Charts and diagrams as code
──────────

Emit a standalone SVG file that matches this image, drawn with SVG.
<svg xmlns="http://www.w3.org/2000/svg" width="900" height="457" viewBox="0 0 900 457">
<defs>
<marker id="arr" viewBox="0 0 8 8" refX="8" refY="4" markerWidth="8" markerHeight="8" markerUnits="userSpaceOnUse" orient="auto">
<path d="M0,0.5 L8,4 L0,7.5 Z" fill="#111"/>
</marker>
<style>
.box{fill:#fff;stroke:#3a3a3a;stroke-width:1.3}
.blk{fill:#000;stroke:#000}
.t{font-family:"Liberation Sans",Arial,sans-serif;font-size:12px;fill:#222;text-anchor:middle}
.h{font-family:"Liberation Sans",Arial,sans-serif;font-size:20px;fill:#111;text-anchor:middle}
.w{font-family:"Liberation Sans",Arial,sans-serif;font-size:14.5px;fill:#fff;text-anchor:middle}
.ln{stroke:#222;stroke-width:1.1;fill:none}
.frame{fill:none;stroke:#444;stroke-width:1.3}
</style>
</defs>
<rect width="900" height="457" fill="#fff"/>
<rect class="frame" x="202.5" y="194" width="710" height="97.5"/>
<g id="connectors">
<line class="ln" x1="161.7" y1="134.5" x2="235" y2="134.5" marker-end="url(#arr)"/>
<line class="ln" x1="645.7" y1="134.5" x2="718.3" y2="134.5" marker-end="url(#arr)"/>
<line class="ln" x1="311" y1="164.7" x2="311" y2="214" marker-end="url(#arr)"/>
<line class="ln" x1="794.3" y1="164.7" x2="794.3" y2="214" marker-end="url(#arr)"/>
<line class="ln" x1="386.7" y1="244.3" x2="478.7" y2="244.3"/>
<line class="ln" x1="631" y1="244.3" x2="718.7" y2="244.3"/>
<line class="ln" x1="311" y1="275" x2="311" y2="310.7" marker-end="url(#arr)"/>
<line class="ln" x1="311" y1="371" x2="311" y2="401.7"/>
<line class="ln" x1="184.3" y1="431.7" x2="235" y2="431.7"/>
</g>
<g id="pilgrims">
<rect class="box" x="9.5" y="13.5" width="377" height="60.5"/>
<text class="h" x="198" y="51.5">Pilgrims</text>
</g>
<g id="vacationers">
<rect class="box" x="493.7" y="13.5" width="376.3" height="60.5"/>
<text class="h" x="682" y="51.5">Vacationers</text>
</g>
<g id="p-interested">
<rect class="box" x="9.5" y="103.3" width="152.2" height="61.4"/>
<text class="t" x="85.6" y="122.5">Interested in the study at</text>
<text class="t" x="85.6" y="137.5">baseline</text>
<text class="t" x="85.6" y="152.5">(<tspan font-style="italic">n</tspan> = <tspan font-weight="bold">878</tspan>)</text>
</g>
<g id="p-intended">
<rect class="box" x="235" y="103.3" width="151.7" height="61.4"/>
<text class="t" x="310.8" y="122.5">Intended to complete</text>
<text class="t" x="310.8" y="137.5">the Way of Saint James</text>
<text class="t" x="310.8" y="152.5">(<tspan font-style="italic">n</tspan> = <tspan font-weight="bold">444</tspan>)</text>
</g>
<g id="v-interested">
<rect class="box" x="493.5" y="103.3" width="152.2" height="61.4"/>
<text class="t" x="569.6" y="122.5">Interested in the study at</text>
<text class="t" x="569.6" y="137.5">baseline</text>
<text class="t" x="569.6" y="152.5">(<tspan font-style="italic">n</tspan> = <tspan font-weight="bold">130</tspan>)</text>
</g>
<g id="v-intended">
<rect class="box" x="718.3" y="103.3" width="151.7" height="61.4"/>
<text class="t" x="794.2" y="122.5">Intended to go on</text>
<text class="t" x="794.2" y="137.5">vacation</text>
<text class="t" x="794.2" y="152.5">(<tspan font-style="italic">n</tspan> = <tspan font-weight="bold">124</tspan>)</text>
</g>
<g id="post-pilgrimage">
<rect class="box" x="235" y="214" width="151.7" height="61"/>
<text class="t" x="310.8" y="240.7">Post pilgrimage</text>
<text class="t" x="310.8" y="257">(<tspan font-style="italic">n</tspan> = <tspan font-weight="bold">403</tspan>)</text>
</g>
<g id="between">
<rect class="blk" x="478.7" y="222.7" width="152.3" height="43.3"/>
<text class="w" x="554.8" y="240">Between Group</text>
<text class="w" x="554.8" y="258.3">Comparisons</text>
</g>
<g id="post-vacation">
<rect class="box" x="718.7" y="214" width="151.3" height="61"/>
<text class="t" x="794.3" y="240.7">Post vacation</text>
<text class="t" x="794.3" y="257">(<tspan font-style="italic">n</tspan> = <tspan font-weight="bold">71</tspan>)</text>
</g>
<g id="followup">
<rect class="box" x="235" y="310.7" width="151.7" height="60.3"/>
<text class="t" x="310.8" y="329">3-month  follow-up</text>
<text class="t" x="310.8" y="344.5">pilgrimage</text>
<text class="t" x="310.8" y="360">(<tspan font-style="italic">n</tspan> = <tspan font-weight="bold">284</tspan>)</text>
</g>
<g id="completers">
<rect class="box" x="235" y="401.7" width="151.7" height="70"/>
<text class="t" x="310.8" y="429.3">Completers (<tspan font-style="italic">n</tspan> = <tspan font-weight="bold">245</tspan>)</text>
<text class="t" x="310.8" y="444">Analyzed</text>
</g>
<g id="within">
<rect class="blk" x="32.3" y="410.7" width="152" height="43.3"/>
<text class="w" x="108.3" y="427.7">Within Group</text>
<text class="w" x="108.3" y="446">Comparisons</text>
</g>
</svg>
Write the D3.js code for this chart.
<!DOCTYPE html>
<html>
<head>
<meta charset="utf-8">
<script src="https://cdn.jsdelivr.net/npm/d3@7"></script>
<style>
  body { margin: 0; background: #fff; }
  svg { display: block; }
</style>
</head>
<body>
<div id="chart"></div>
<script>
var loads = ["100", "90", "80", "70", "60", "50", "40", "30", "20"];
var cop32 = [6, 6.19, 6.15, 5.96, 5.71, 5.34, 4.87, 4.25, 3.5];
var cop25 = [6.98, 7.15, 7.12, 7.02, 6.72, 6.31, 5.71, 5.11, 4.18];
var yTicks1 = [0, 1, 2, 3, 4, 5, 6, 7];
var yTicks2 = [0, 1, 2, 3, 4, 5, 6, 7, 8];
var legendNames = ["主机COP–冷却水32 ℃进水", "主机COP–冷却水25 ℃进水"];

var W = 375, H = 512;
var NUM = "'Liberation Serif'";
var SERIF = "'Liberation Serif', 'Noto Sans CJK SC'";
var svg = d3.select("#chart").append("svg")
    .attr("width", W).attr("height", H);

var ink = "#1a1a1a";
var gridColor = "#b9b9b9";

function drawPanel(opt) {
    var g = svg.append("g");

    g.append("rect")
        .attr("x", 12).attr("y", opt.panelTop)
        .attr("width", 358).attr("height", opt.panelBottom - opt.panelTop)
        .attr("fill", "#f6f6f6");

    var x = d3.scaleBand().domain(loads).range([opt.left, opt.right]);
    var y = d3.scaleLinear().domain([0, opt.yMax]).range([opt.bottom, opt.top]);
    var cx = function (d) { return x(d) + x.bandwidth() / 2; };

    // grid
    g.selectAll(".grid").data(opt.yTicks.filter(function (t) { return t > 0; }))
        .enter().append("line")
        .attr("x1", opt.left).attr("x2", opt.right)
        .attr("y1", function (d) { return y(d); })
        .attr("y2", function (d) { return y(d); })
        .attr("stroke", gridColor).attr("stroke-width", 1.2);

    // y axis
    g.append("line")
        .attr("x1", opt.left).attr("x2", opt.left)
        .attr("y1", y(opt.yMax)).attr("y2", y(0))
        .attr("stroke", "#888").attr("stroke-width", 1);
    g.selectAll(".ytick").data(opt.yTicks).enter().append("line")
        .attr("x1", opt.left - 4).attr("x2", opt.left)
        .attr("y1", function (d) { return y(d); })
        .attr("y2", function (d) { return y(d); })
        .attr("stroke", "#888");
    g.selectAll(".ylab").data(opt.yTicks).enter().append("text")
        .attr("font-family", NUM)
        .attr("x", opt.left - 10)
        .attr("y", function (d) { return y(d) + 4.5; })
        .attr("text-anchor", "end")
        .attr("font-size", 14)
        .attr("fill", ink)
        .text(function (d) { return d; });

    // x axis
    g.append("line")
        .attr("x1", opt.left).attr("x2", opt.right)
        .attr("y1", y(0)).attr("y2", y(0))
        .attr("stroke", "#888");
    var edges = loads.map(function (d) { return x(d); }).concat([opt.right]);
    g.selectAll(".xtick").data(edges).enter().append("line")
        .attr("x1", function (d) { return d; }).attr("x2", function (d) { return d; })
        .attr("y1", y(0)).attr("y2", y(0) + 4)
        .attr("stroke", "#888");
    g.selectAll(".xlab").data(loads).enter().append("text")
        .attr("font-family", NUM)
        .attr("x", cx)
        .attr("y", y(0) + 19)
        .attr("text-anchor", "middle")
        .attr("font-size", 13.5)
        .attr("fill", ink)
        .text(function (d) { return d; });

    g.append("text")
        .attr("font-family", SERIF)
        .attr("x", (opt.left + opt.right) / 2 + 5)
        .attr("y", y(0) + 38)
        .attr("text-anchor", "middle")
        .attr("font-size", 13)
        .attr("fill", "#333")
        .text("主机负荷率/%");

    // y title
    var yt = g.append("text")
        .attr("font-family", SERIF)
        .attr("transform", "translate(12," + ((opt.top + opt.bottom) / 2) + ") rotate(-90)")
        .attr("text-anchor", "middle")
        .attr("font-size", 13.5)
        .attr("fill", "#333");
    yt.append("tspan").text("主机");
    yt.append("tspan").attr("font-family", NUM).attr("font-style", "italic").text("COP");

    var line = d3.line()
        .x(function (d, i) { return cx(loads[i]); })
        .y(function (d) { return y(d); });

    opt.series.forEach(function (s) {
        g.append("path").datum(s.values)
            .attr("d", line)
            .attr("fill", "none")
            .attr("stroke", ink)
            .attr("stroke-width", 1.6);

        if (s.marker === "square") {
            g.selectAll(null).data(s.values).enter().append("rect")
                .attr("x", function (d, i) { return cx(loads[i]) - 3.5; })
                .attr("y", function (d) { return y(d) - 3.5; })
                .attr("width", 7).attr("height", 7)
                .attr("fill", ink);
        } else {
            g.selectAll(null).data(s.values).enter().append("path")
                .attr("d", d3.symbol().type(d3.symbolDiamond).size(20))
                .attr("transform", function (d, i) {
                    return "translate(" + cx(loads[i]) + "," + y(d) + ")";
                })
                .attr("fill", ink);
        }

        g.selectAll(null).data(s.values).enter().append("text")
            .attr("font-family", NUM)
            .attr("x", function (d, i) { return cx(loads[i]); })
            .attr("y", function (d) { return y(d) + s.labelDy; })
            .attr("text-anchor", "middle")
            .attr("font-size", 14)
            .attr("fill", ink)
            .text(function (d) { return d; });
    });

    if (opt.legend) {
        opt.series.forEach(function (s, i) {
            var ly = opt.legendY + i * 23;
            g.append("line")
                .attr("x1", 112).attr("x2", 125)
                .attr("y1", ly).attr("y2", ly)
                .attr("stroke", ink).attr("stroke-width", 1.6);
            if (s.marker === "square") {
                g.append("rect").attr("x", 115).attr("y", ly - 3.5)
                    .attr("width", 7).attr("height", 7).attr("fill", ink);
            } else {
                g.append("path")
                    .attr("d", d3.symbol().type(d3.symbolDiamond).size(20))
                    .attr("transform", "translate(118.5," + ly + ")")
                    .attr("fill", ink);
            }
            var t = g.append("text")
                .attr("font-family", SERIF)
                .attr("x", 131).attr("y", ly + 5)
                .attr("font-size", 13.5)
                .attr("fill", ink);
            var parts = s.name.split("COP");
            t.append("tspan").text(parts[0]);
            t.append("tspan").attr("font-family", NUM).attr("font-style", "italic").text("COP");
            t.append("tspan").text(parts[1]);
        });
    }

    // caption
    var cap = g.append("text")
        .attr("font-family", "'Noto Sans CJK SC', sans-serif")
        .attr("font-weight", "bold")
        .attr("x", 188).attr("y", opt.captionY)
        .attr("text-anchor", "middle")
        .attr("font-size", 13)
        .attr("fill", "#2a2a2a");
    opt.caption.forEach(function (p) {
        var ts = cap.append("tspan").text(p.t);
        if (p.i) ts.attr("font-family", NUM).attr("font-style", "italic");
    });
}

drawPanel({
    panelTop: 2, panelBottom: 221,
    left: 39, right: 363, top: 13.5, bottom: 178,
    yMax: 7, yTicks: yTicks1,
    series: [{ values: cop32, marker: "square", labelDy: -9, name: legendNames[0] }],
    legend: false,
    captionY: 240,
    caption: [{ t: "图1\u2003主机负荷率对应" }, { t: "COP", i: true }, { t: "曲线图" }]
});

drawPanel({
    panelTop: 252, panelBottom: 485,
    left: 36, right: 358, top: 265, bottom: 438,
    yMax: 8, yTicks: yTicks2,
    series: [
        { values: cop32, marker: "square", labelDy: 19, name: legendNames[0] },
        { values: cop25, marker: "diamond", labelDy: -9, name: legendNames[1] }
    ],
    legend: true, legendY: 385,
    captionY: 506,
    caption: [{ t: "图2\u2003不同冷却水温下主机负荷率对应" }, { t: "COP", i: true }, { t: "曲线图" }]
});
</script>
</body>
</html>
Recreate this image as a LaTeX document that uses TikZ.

──────────

- [EXERCISE TASK] Transcribe, word for word, every line from the line with "Write the D3.js code for this chart." to the line with "var cx = function", inclusive, and output nothing else.

- [TASK RESPONSE]
Write the D3.js code for this chart.
<!DOCTYPE html>
<html>
<head>
<meta charset="utf-8">
<script src="https://cdn.jsdelivr.net/npm/d3@7"></script>
<style>
  body { margin: 0; background: #fff; }
  svg { display: block; }
</style>
</head>
<body>
<div id="chart"></div>
<script>
var loads = ["100", "90", "80", "70", "60", "50", "40", "30", "20"];
var cop32 = [6, 6.19, 6.15, 5.96, 5.71, 5.34, 4.87, 4.25, 3.5];
var cop25 = [6.98, 7.15, 7.12, 7.02, 6.72, 6.31, 5.71, 5.11, 4.18];
var yTicks1 = [0, 1, 2, 3, 4, 5, 6, 7];
var yTicks2 = [0, 1, 2, 3, 4, 5, 6, 7, 8];
var legendNames = ["主机COP–冷却水32 ℃进水", "主机COP–冷却水25 ℃进水"];

var W = 375, H = 512;
var NUM = "'Liberation Serif'";
var SERIF = "'Liberation Serif', 'Noto Sans CJK SC'";
var svg = d3.select("#chart").append("svg")
    .attr("width", W).attr("height", H);

var ink = "#1a1a1a";
var gridColor = "#b9b9b9";

function drawPanel(opt) {
    var g = svg.append("g");

    g.append("rect")
        .attr("x", 12).attr("y", opt.panelTop)
        .attr("width", 358).attr("height", opt.panelBottom - opt.panelTop)
        .attr("fill", "#f6f6f6");

    var x = d3.scaleBand().domain(loads).range([opt.left, opt.right]);
    var y = d3.scaleLinear().domain([0, opt.yMax]).range([opt.bottom, opt.top]);
    var cx = function (d) { return x(d) + x.bandwidth() / 2; };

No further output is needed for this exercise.